**Material provided**:
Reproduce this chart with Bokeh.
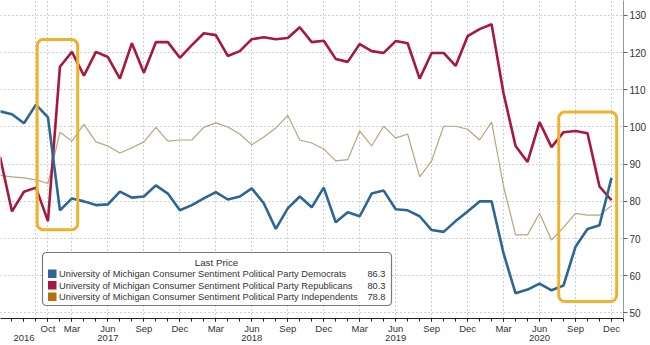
from bokeh.plotting import figure
from bokeh.models import Range1d, FixedTicker, BoxAnnotation, Label
from bokeh.embed import file_html
from bokeh.resources import INLINE

# observation index: 0 = Oct 2016, 2 = Mar 2017, then monthly to 47 = Dec 2020
obs = list(range(-4, 48))

democrats = [104.2, 103.4, 101.0, 106.0, 102.6, 77.6, 80.8, 80.0, 79.0, 79.2,
             82.6, 81.0, 81.3, 84.3, 82.1, 77.6, 79.0, 80.8, 82.5, 80.5,
             81.3, 83.5, 79.5, 72.6, 78.1, 81.3, 78.4, 83.7, 74.4, 77.1,
             76.0, 82.1, 82.9, 77.9, 77.6, 76.0, 72.3, 71.8, 74.7, 77.3,
             80.0, 80.0, 66.0, 55.3, 56.3, 57.9, 56.1, 57.4, 67.8, 72.6,
             73.6, 86.3]
republicans = [92.0, 77.3, 82.6, 83.7, 74.7, 116.2, 120.2, 113.8, 120.2, 118.8,
               113.0, 122.5, 114.6, 122.8, 122.8, 118.6, 122.0, 125.2, 124.7, 119.1,
               120.4, 123.6, 124.1, 123.6, 123.9, 126.8, 122.8, 123.2, 118.3, 117.5,
               122.3, 120.4, 119.9, 123.1, 122.5, 113.0, 119.9, 119.9, 116.4, 124.4,
               126.3, 127.6, 109.0, 94.9, 90.6, 101.3, 94.6, 98.6, 98.9, 98.3,
               84.0, 80.3]
independents = [87.0, 86.6, 86.3, 85.8, 84.8, 98.6, 96.2, 100.7, 96.0, 94.9,
                93.0, 94.4, 96.0, 99.9, 96.2, 96.5, 96.5, 99.9, 101.1, 100.0,
                98.1, 95.2, 97.3, 99.7, 103.1, 96.5, 95.7, 94.1, 90.9, 91.2,
                98.9, 94.9, 100.2, 97.0, 98.1, 86.6, 90.9, 100.2, 100.2, 99.4,
                96.5, 101.3, 84.0, 71.0, 71.0, 76.8, 69.6, 73.0, 76.8, 76.3,
                76.3, 78.8]

tick_pos = [-2, 0, 2, 5, 8, 11, 14, 17, 20, 23, 26, 29, 32, 35, 38, 41, 44, 47]
tick_text = [" \n2016", "Oct", "Mar", "Jun\n2017", "Sep", "Dec", "Mar", "Jun\n2018", "Sep",
             "Dec", "Mar", "Jun\n2019", "Sep", "Dec", "Mar", "Jun\n2020", "Sep", "Dec"]
grid_pos = [-1, 0, 2, 5, 8, 11, 14, 17, 20, 23, 26, 29, 32, 35, 38, 41, 44, 47]
y_ticks = [50, 60, 70, 80, 90, 100, 110, 120, 130]

series_names = ["University of Michigan Consumer Sentiment Political Party Democrats",
                "University of Michigan Consumer Sentiment Political Party Republicans",
                "University of Michigan Consumer Sentiment Political Party Independents"]

BLUE = "#2c6696"
RED = "#a8173c"
TAN = "#b8a47c"
TAN_KEY = "#b3700f"
ORANGE = "#f0b22c"

FW, FH = 623, 318
PXU = 11.99                      # pixels per observation in the reference
X0 = -4 + 0.5 / PXU
X1 = X0 + FW / PXU
Y1 = 134.0
Y0 = Y1 - FH / 3.72

p = figure(frame_width=FW, frame_height=FH, output_backend="svg", toolbar_location=None,
           x_range=Range1d(X0, X1), y_range=Range1d(Y0, Y1),
           y_axis_location="right", min_border=0, min_border_left=0,
           min_border_top=0, min_border_right=0, min_border_bottom=0,
           background_fill_color="white", border_fill_color="white")
p.outline_line_color = None

# grids
p.xgrid.ticker = FixedTicker(ticks=grid_pos)
p.ygrid.ticker = FixedTicker(ticks=y_ticks)
for g in (p.xgrid, p.ygrid):
    g.grid_line_color = "#a0a0a0"
    g.grid_line_dash = "1 3"
    g.grid_line_width = 1

# x axis
xa = p.xaxis[0]
xa.ticker = FixedTicker(ticks=tick_pos, minor_ticks=list(range(-4, 49)))
xa.major_label_overrides = {t: s for t, s in zip(tick_pos, tick_text)}
xa.major_label_text_font = "Liberation Sans"
xa.major_label_text_font_size = "9.5px"
xa.major_label_text_color = "#333333"
xa.major_label_text_line_height = 0.9
xa.major_label_standoff = 1
xa.axis_label_standoff = 0
xa.axis_line_color = "#222222"
xa.major_tick_line_color = "#222222"
xa.minor_tick_line_color = "#222222"
xa.major_tick_out = 3
xa.major_tick_in = 0
xa.minor_tick_out = 3
xa.minor_tick_in = 0

# y axis (right)
ya = p.yaxis[0]
ya.ticker = FixedTicker(ticks=y_ticks, minor_ticks=[])
ya.major_label_text_font = "Liberation Sans"
ya.major_label_text_font_size = "10px"
ya.major_label_text_color = "#333333"
ya.major_label_standoff = 2
ya.axis_label_standoff = 0
ya.axis_line_color = "#8899aa"
ya.major_tick_line_color = "#556677"
ya.major_tick_out = 4
ya.major_tick_in = 0

# series
p.line(obs, independents, line_color=TAN, line_width=1.2)
p.line(obs, republicans, line_color=RED, line_width=2.6)
p.line(obs, democrats, line_color=BLUE, line_width=2.6)

# highlight boxes
p.add_layout(BoxAnnotation(left=-0.9, right=2.48, top=123.5, bottom=72.4,
                           fill_alpha=0, line_color=ORANGE, line_alpha=1, line_width=3,
                           border_radius=6))
p.add_layout(BoxAnnotation(left=42.6, right=47.43, top=104.0, bottom=53.1,
                           fill_alpha=0, line_color=ORANGE, line_alpha=1, line_width=3,
                           border_radius=6))

# legend (layout in pixel space converted to data space)
def px(x):
    return X0 + (X1 - X0) * x / FW
def py(y):
    return Y1 - (Y1 - Y0) * y / FH

p.add_layout(BoxAnnotation(left=px(42), right=px(391), top=py(252), bottom=py(305),
                           fill_color="white", fill_alpha=1, line_color="#7a7a7a",
                           line_alpha=1, line_width=1.2, border_radius=4))
font = "Liberation Sans"
fs = "9.3px"
p.add_layout(Label(x=px(216), y=py(262), text="Last Price", text_align="center",
                   text_baseline="middle", text_font=font, text_font_size="9.8px",
                   text_color="#333333"))
rows = [(273.5, BLUE, series_names[0], democrats[-1]),
        (285, RED, series_names[1], republicans[-1]),
        (296.5, TAN_KEY, series_names[2], independents[-1])]
for yy, col, name, val in rows:
    p.add_layout(BoxAnnotation(left=px(47.5), right=px(56), top=py(yy - 4.5),
                               bottom=py(yy + 4), fill_color=col, fill_alpha=1,
                               line_color=None))
    p.add_layout(Label(x=px(58.5), y=py(yy), text=name, text_align="left",
                       text_baseline="middle", text_font=font, text_font_size=fs,
                       text_color="#333333"))
    p.add_layout(Label(x=px(385), y=py(yy), text=f"{val:.1f}", text_align="right",
                       text_baseline="middle", text_font=font, text_font_size=fs,
                       text_color="#333333"))

open("out.html", "w").write(file_html(p, INLINE))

**Exercise task**:
Transcribe the material exactly, keeping every word and none of the pictures.

**Written response**:
Reproduce this chart with Bokeh.
from bokeh.plotting import figure
from bokeh.models import Range1d, FixedTicker, BoxAnnotation, Label
from bokeh.embed import file_html
from bokeh.resources import INLINE

# observation index: 0 = Oct 2016, 2 = Mar 2017, then monthly to 47 = Dec 2020
obs = list(range(-4, 48))

democrats = [104.2, 103.4, 101.0, 106.0, 102.6, 77.6, 80.8, 80.0, 79.0, 79.2,
             82.6, 81.0, 81.3, 84.3, 82.1, 77.6, 79.0, 80.8, 82.5, 80.5,
             81.3, 83.5, 79.5, 72.6, 78.1, 81.3, 78.4, 83.7, 74.4, 77.1,
             76.0, 82.1, 82.9, 77.9, 77.6, 76.0, 72.3, 71.8, 74.7, 77.3,
             80.0, 80.0, 66.0, 55.3, 56.3, 57.9, 56.1, 57.4, 67.8, 72.6,
             73.6, 86.3]
republicans = [92.0, 77.3, 82.6, 83.7, 74.7, 116.2, 120.2, 113.8, 120.2, 118.8,
               113.0, 122.5, 114.6, 122.8, 122.8, 118.6, 122.0, 125.2, 124.7, 119.1,
               120.4, 123.6, 124.1, 123.6, 123.9, 126.8, 122.8, 123.2, 118.3, 117.5,
               122.3, 120.4, 119.9, 123.1, 122.5, 113.0, 119.9, 119.9, 116.4, 124.4,
               126.3, 127.6, 109.0, 94.9, 90.6, 101.3, 94.6, 98.6, 98.9, 98.3,
               84.0, 80.3]
independents = [87.0, 86.6, 86.3, 85.8, 84.8, 98.6, 96.2, 100.7, 96.0, 94.9,
                93.0, 94.4, 96.0, 99.9, 96.2, 96.5, 96.5, 99.9, 101.1, 100.0,
                98.1, 95.2, 97.3, 99.7, 103.1, 96.5, 95.7, 94.1, 90.9, 91.2,
                98.9, 94.9, 100.2, 97.0, 98.1, 86.6, 90.9, 100.2, 100.2, 99.4,
                96.5, 101.3, 84.0, 71.0, 71.0, 76.8, 69.6, 73.0, 76.8, 76.3,
                76.3, 78.8]

tick_pos = [-2, 0, 2, 5, 8, 11, 14, 17, 20, 23, 26, 29, 32, 35, 38, 41, 44, 47]
tick_text = [" \n2016", "Oct", "Mar", "Jun\n2017", "Sep", "Dec", "Mar", "Jun\n2018", "Sep",
             "Dec", "Mar", "Jun\n2019", "Sep", "Dec", "Mar", "Jun\n2020", "Sep", "Dec"]
grid_pos = [-1, 0, 2, 5, 8, 11, 14, 17, 20, 23, 26, 29, 32, 35, 38, 41, 44, 47]
y_ticks = [50, 60, 70, 80, 90, 100, 110, 120, 130]

series_names = ["University of Michigan Consumer Sentiment Political Party Democrats",
                "University of Michigan Consumer Sentiment Political Party Republicans",
                "University of Michigan Consumer Sentiment Political Party Independents"]

BLUE = "#2c6696"
RED = "#a8173c"
TAN = "#b8a47c"
TAN_KEY = "#b3700f"
ORANGE = "#f0b22c"

FW, FH = 623, 318
PXU = 11.99                      # pixels per observation in the reference
X0 = -4 + 0.5 / PXU
X1 = X0 + FW / PXU
Y1 = 134.0
Y0 = Y1 - FH / 3.72

p = figure(frame_width=FW, frame_height=FH, output_backend="svg", toolbar_location=None,
           x_range=Range1d(X0, X1), y_range=Range1d(Y0, Y1),
           y_axis_location="right", min_border=0, min_border_left=0,
           min_border_top=0, min_border_right=0, min_border_bottom=0,
           background_fill_color="white", border_fill_color="white")
p.outline_line_color = None

# grids
p.xgrid.ticker = FixedTicker(ticks=grid_pos)
p.ygrid.ticker = FixedTicker(ticks=y_ticks)
for g in (p.xgrid, p.ygrid):
    g.grid_line_color = "#a0a0a0"
    g.grid_line_dash = "1 3"
    g.grid_line_width = 1

# x axis
xa = p.xaxis[0]
xa.ticker = FixedTicker(ticks=tick_pos, minor_ticks=list(range(-4, 49)))
xa.major_label_overrides = {t: s for t, s in zip(tick_pos, tick_text)}
xa.major_label_text_font = "Liberation Sans"
xa.major_label_text_font_size = "9.5px"
xa.major_label_text_color = "#333333"
xa.major_label_text_line_height = 0.9
xa.major_label_standoff = 1
xa.axis_label_standoff = 0
xa.axis_line_color = "#222222"
xa.major_tick_line_color = "#222222"
xa.minor_tick_line_color = "#222222"
xa.major_tick_out = 3
xa.major_tick_in = 0
xa.minor_tick_out = 3
xa.minor_tick_in = 0

# y axis (right)
ya = p.yaxis[0]
ya.ticker = FixedTicker(ticks=y_ticks, minor_ticks=[])
ya.major_label_text_font = "Liberation Sans"
ya.major_label_text_font_size = "10px"
ya.major_label_text_color = "#333333"
ya.major_label_standoff = 2
ya.axis_label_standoff = 0
ya.axis_line_color = "#8899aa"
ya.major_tick_line_color = "#556677"
ya.major_tick_out = 4
ya.major_tick_in = 0

# series
p.line(obs, independents, line_color=TAN, line_width=1.2)
p.line(obs, republicans, line_color=RED, line_width=2.6)
p.line(obs, democrats, line_color=BLUE, line_width=2.6)

# highlight boxes
p.add_layout(BoxAnnotation(left=-0.9, right=2.48, top=123.5, bottom=72.4,
                           fill_alpha=0, line_color=ORANGE, line_alpha=1, line_width=3,
                           border_radius=6))
p.add_layout(BoxAnnotation(left=42.6, right=47.43, top=104.0, bottom=53.1,
                           fill_alpha=0, line_color=ORANGE, line_alpha=1, line_width=3,
                           border_radius=6))

# legend (layout in pixel space converted to data space)
def px(x):
    return X0 + (X1 - X0) * x / FW
def py(y):
    return Y1 - (Y1 - Y0) * y / FH

p.add_layout(BoxAnnotation(left=px(42), right=px(391), top=py(252), bottom=py(305),
                           fill_color="white", fill_alpha=1, line_color="#7a7a7a",
                           line_alpha=1, line_width=1.2, border_radius=4))
font = "Liberation Sans"
fs = "9.3px"
p.add_layout(Label(x=px(216), y=py(262), text="Last Price", text_align="center",
                   text_baseline="middle", text_font=font, text_font_size="9.8px",
                   text_color="#333333"))
rows = [(273.5, BLUE, series_names[0], democrats[-1]),
        (285, RED, series_names[1], republicans[-1]),
        (296.5, TAN_KEY, series_names[2], independents[-1])]
for yy, col, name, val in rows:
    p.add_layout(BoxAnnotation(left=px(47.5), right=px(56), top=py(yy - 4.5),
                               bottom=py(yy + 4), fill_color=col, fill_alpha=1,
                               line_color=None))
    p.add_layout(Label(x=px(58.5), y=py(yy), text=name, text_align="left",
                       text_baseline="middle", text_font=font, text_font_size=fs,
                       text_color="#333333"))
    p.add_layout(Label(x=px(385), y=py(yy), text=f"{val:.1f}", text_align="right",
                       text_baseline="middle", text_font=font, text_font_size=fs,
                       text_color="#333333"))

open("out.html", "w").write(file_html(p, INLINE))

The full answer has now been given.